= Given information =
________

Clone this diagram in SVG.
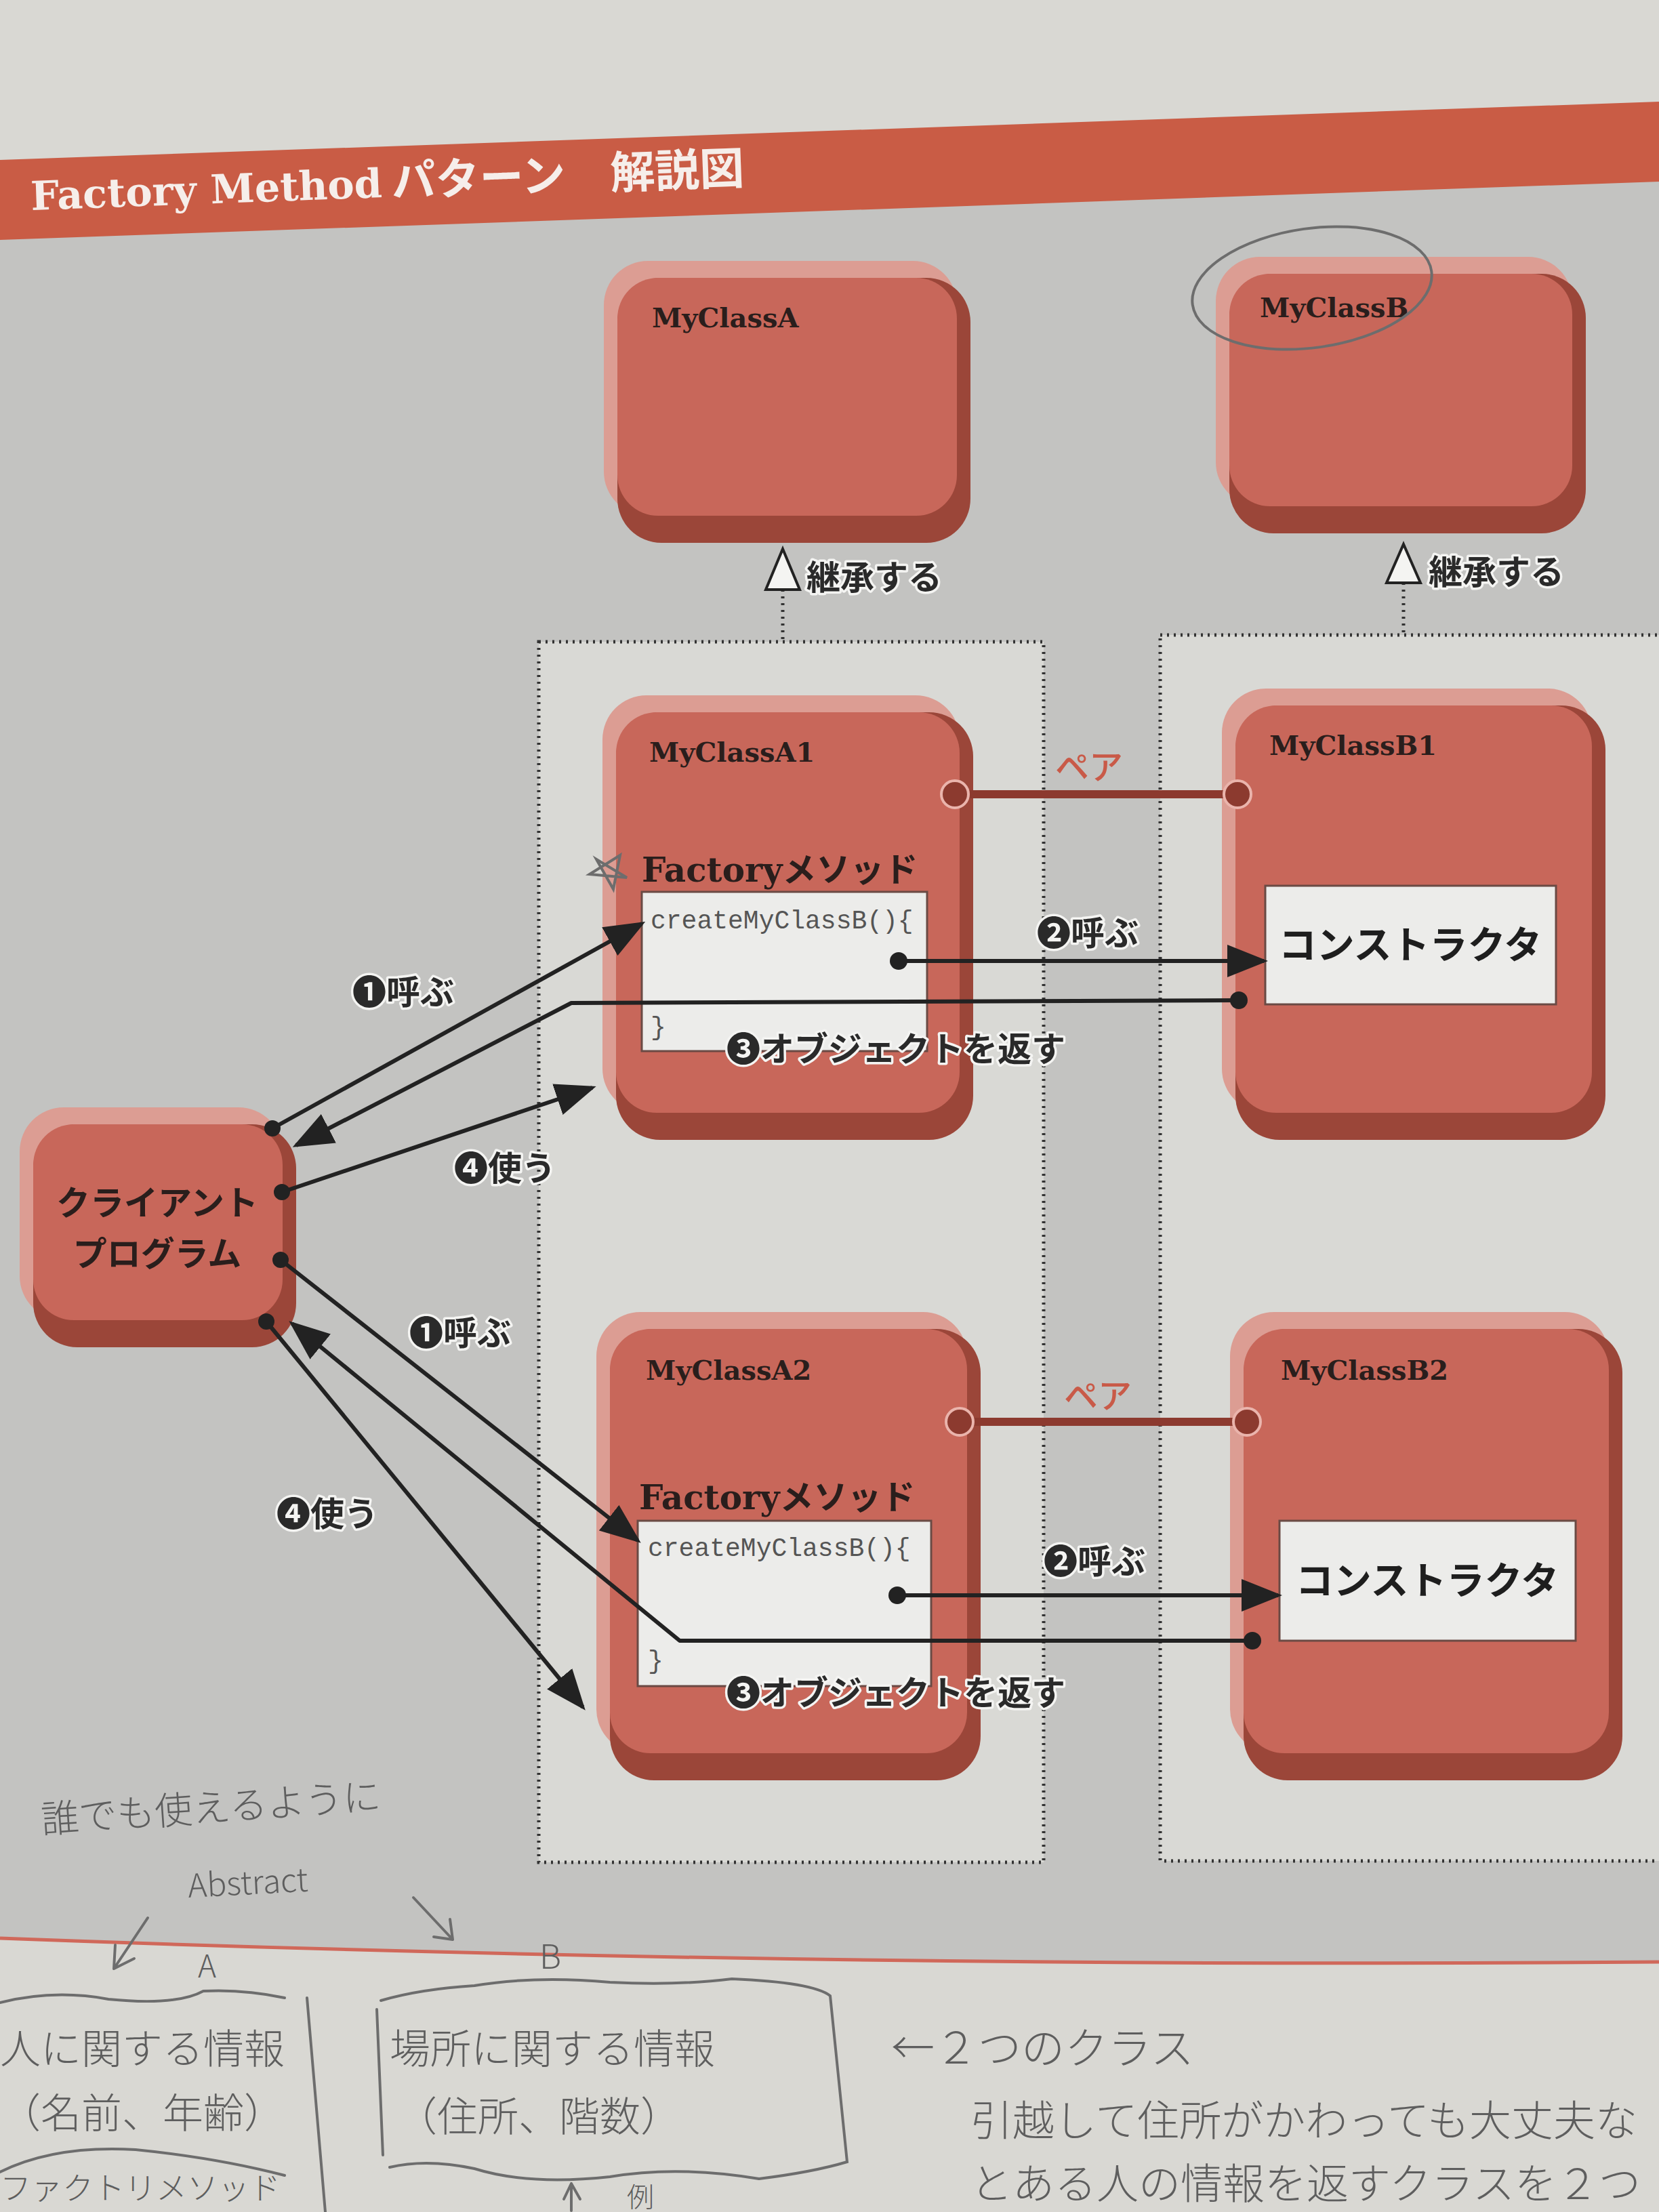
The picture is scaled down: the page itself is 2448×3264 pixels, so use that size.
<svg xmlns="http://www.w3.org/2000/svg" width="2448" height="3264" viewBox="0 0 2448 3264">
<defs>
<style>
.hl{fill:#dc9d93}
.sh{fill:#9b4639}
.mn{fill:#c8675a}
.ttl{font-family:"DejaVu Serif","Liberation Serif",serif;font-weight:bold;font-size:40px;fill:#2a1e1c}
.fm{font-family:"DejaVu Serif","Liberation Serif",serif;font-weight:bold;font-size:50px;fill:#2a1e1c}
.jp{font-family:"Noto Sans CJK JP",sans-serif;font-weight:bold}
.code{font-family:"Liberation Mono","DejaVu Sans Mono",monospace;font-size:38px;fill:#555}
.cbox{fill:#ececea;stroke:#6a4a44;stroke-width:3}
.lbl{font-family:"Noto Sans CJK JP",sans-serif;font-weight:bold;font-size:50px;fill:#2a2a2a;stroke:#f4f4f2;stroke-width:7px;paint-order:stroke;stroke-linejoin:round}
.pair{font-family:"Noto Sans CJK JP",sans-serif;font-weight:500;font-size:50px;fill:#c95a48}
.arr{fill:none;stroke:#222;stroke-width:6;stroke-linejoin:round}
.dot{fill:#222}
.cont{fill:#d9d9d5;stroke:#333;stroke-width:5;stroke-dasharray:3 7}
.pen{fill:none;stroke:#6d6d6d;stroke-width:4;stroke-linecap:round}
.hw{font-family:"Noto Sans CJK JP",sans-serif;font-weight:300;fill:#5e5e5e}
</style>
<marker id="ah" markerWidth="10" markerHeight="8" refX="9" refY="4" orient="auto" markerUnits="strokeWidth">
<path d="M0,0 L10,4 L0,8 z" fill="#222"/>
</marker>
</defs>

<!-- page background -->
<rect x="0" y="0" width="2448" height="3264" fill="#d9d8d3"/>
<path d="M0,340 L2448,255 L2448,2895 Q1200,2905 0,2860 Z" fill="#c3c3c1"/>
<path d="M0,2860 Q1200,2905 2448,2895" fill="none" stroke="#d0685a" stroke-width="5"/>

<!-- title band -->
<g id="title">
<path d="M0,236 L2448,150 L2448,268 L0,354 Z" fill="#c95c45"/>
<text x="46" y="310" transform="rotate(-2.1 46 310)" fill="#f6eeea"><tspan font-family="DejaVu Serif, Liberation Serif, serif" font-weight="bold" font-size="59">Factory Method</tspan><tspan font-family="Noto Sans CJK JP, sans-serif" font-weight="bold" font-size="65" dx="14">パターン</tspan><tspan font-family="Noto Sans CJK JP, sans-serif" font-weight="bold" font-size="66" dx="66">解説図</tspan></text>
</g>

<!-- containers -->
<g id="containerA">
<rect class="cont" x="795" y="947" width="745" height="1801"/>
</g>
<g id="containerB">
<rect class="cont" x="1712" y="937" width="760" height="1809"/>
</g>

<!-- nodes -->
<g id="MyClassA">
<rect class="hl" x="891" y="385" width="521" height="376" rx="65"/>
<rect class="sh" x="911" y="410" width="521" height="391" rx="65"/>
<rect class="mn" x="911" y="410" width="501" height="351" rx="60"/>
<text class="ttl" x="962" y="483">MyClassA</text>
</g>
<g id="MyClassB">
<rect class="hl" x="1794" y="379" width="526" height="368" rx="65"/>
<rect class="sh" x="1814" y="404" width="526" height="383" rx="65"/>
<rect class="mn" x="1814" y="404" width="506" height="343" rx="60"/>
<text class="ttl" x="1859" y="468">MyClassB</text>
</g>

<g id="MyClassA1">
<rect class="hl" x="889" y="1026" width="527" height="616" rx="65"/>
<rect class="sh" x="909" y="1051" width="527" height="631" rx="65"/>
<rect class="mn" x="909" y="1051" width="507" height="591" rx="60"/>
<text class="ttl" x="958" y="1124">MyClassA1</text>
<text x="947" y="1301"><tspan class="fm">Factory</tspan><tspan class="jp" font-size="50" fill="#2a1e1c">メソッド</tspan></text>
<rect class="cbox" x="947" y="1316" width="421" height="235"/>
<text class="code" x="960" y="1370">createMyClassB(){</text>
<text class="code" x="960" y="1527">}</text>
</g>
<g id="MyClassB1">
<rect class="hl" x="1803" y="1016" width="546" height="626" rx="65"/>
<rect class="sh" x="1823" y="1041" width="546" height="641" rx="65"/>
<rect class="mn" x="1823" y="1041" width="526" height="601" rx="60"/>
<text class="ttl" x="1873" y="1114">MyClassB1</text>
<rect class="cbox" x="1867" y="1307" width="429" height="175"/>
<text class="jp" x="2081" y="1414" font-size="56" text-anchor="middle" fill="#1e1e1e">コンストラクタ</text>
</g>

<g id="MyClassA2">
<rect class="hl" x="880" y="1936" width="547" height="651" rx="65"/>
<rect class="sh" x="900" y="1961" width="547" height="666" rx="65"/>
<rect class="mn" x="900" y="1961" width="527" height="626" rx="60"/>
<text class="ttl" x="953" y="2036">MyClassA2</text>
<text x="943" y="2227"><tspan class="fm">Factory</tspan><tspan class="jp" font-size="50" fill="#2a1e1c">メソッド</tspan></text>
<rect class="cbox" x="941" y="2244" width="433" height="244"/>
<text class="code" x="956" y="2296">createMyClassB(){</text>
<text class="code" x="956" y="2462">}</text>
</g>
<g id="MyClassB2">
<rect class="hl" x="1815" y="1936" width="559" height="651" rx="65"/>
<rect class="sh" x="1835" y="1961" width="559" height="666" rx="65"/>
<rect class="mn" x="1835" y="1961" width="539" height="626" rx="60"/>
<text class="ttl" x="1890" y="2036">MyClassB2</text>
<rect class="cbox" x="1888" y="2244" width="437" height="177"/>
<text class="jp" x="2106" y="2352" font-size="56" text-anchor="middle" fill="#1e1e1e">コンストラクタ</text>
</g>

<g id="Client">
<rect class="hl" x="29" y="1634" width="388" height="314" rx="65"/>
<rect class="sh" x="49" y="1659" width="388" height="329" rx="65"/>
<rect class="mn" x="49" y="1659" width="368" height="289" rx="60"/>
<text class="jp" x="232" y="1793" font-size="50" text-anchor="middle" fill="#2a1e1c">クライアント</text>
<text class="jp" x="232" y="1868" font-size="50" text-anchor="middle" fill="#2a1e1c">プログラム</text>
</g>

<!-- connectors -->
<g id="connectors">
<!-- inheritance -->
<line x1="1155" y1="870" x2="1155" y2="947" stroke="#333" stroke-width="5" stroke-dasharray="3 7"/>
<path d="M1155,810 L1180,870 L1130,870 Z" fill="#f4f4f2" stroke="#222" stroke-width="4"/>
<line x1="2071" y1="860" x2="2071" y2="937" stroke="#333" stroke-width="5" stroke-dasharray="3 7"/>
<path d="M2071,803 L2096,860 L2046,860 Z" fill="#f4f4f2" stroke="#222" stroke-width="4"/>

<!-- pair lines -->
<line x1="1409" y1="1172" x2="1826" y2="1172" stroke="#8c3a2f" stroke-width="12"/>
<circle cx="1409" cy="1172" r="20" fill="#8c3a2f" stroke="#eab4ac" stroke-width="4"/>
<circle cx="1826" cy="1172" r="20" fill="#8c3a2f" stroke="#eab4ac" stroke-width="4"/>
<line x1="1416" y1="2098" x2="1840" y2="2098" stroke="#8c3a2f" stroke-width="12"/>
<circle cx="1416" cy="2098" r="20" fill="#8c3a2f" stroke="#eab4ac" stroke-width="4"/>
<circle cx="1840" cy="2098" r="20" fill="#8c3a2f" stroke="#eab4ac" stroke-width="4"/>

<!-- group 1 -->
<path class="arr" d="M402,1665 L947,1363" marker-end="url(#ah)"/>
<path class="arr" d="M1326,1418 L1865,1418" marker-end="url(#ah)"/>
<path class="arr" d="M1828,1476 L843,1480 L437,1690" marker-end="url(#ah)"/>
<path class="arr" d="M416,1759 L874,1605" marker-end="url(#ah)"/>
<circle class="dot" cx="402" cy="1665" r="12"/>
<circle class="dot" cx="1326" cy="1418" r="13"/>
<circle class="dot" cx="1828" cy="1476" r="13"/>
<circle class="dot" cx="416" cy="1759" r="12"/>

<!-- group 2 -->
<path class="arr" d="M414,1859 L941,2273" marker-end="url(#ah)"/>
<path class="arr" d="M1324,2354 L1886,2354" marker-end="url(#ah)"/>
<path class="arr" d="M1848,2421 L1003,2421 L431,1953" marker-end="url(#ah)"/>
<path class="arr" d="M393,1950 L860,2519" marker-end="url(#ah)"/>
<circle class="dot" cx="414" cy="1859" r="12"/>
<circle class="dot" cx="1324" cy="2354" r="13"/>
<circle class="dot" cx="1848" cy="2421" r="13"/>
<circle class="dot" cx="393" cy="1950" r="12"/>
</g>

<!-- labels -->
<g id="labels">
<text class="lbl" x="1190" y="870" font-size="52">継承する</text>
<text class="lbl" x="2108" y="862" font-size="52">継承する</text>
<text class="pair" x="1557" y="1150">ペア</text>
<text class="pair" x="1570" y="2078">ペア</text>
<text class="lbl" x="520" y="1482">❶呼ぶ</text>
<text class="lbl" x="1530" y="1395">❷呼ぶ</text>
<text class="lbl" x="1072" y="1566">❸オブジェクトを返す</text>
<text class="lbl" x="670" y="1742">❹使う</text>
<text class="lbl" x="604" y="1985">❶呼ぶ</text>
<text class="lbl" x="1540" y="2322">❷呼ぶ</text>
<text class="lbl" x="1072" y="2516">❸オブジェクトを返す</text>
<text class="lbl" x="408" y="2252">❹使う</text>
</g>

<!-- pencil marks and handwritten notes -->
<g id="notes">
<ellipse class="pen" cx="1936" cy="425" rx="178" ry="88" transform="rotate(-8 1936 425)"/>
<path class="pen" d="M870,1290 L915,1262 L905,1312 L880,1268 L925,1295 Z" stroke-width="3"/>
<text class="hw" x="62" y="2705" font-size="56" transform="rotate(-4 62 2705)">誰でも使えるように</text>
<text class="hw" x="278" y="2800" font-size="48" transform="rotate(-3 278 2800)">Abstract</text>
<path class="pen" d="M218,2830 L168,2905 M168,2905 L170,2870 M168,2905 L198,2890"/>
<path class="pen" d="M610,2800 L668,2862 M668,2862 L640,2858 M668,2862 L664,2832"/>
<text class="hw" x="292" y="2918" font-size="46">A</text>
<text class="hw" x="796" y="2905" font-size="50">B</text>
<path class="pen" d="M0,2955 Q80,2935 160,2950 Q260,2960 300,2938 Q360,2935 420,2948"/>
<line class="pen" x1="453" y1="2948" x2="480" y2="3264"/>
<text class="hw" x="0" y="3045" font-size="60">人に関する情報</text>
<text class="hw" x="0" y="3140" font-size="60">（名前、年齢）</text>
<path class="pen" d="M0,3205 Q80,3165 200,3172 Q320,3184 420,3210"/>
<text class="hw" x="0" y="3245" font-size="46">ファクトリメソッド</text>
<path class="pen" d="M562,2952 Q620,2935 700,2930 Q790,2915 900,2925 Q1000,2930 1080,2920 Q1200,2925 1225,2945 L1250,3190 Q1200,3205 1120,3215 Q1000,3195 900,3212 Q780,3225 700,3200 Q630,3185 575,3198"/>
<line class="pen" x1="556" y1="2965" x2="565" y2="3180"/>
<text class="hw" x="575" y="3045" font-size="60">場所に関する情報</text>
<text class="hw" x="585" y="3145" font-size="60">（住所、階数）</text>
<path class="pen" d="M843,3262 L843,3222 M843,3222 L832,3245 M843,3222 L856,3245"/>
<text class="hw" x="925" y="3256" font-size="40">例</text>
<text class="hw" x="1315" y="3045" font-size="64">←２つのクラス</text>
<text class="hw" x="1432" y="3152" font-size="62">引越して住所がかわっても大丈夫な</text>
<text class="hw" x="1432" y="3245" font-size="62">とある人の情報を返すクラスを２つ</text>
</g>
</svg>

________

= Objective =
From the data, collect all lines where the string "page" appears.

= Solved exercise =
The picture is scaled down: the page itself is 2448×3264 pixels, so use that size.
<!-- page background -->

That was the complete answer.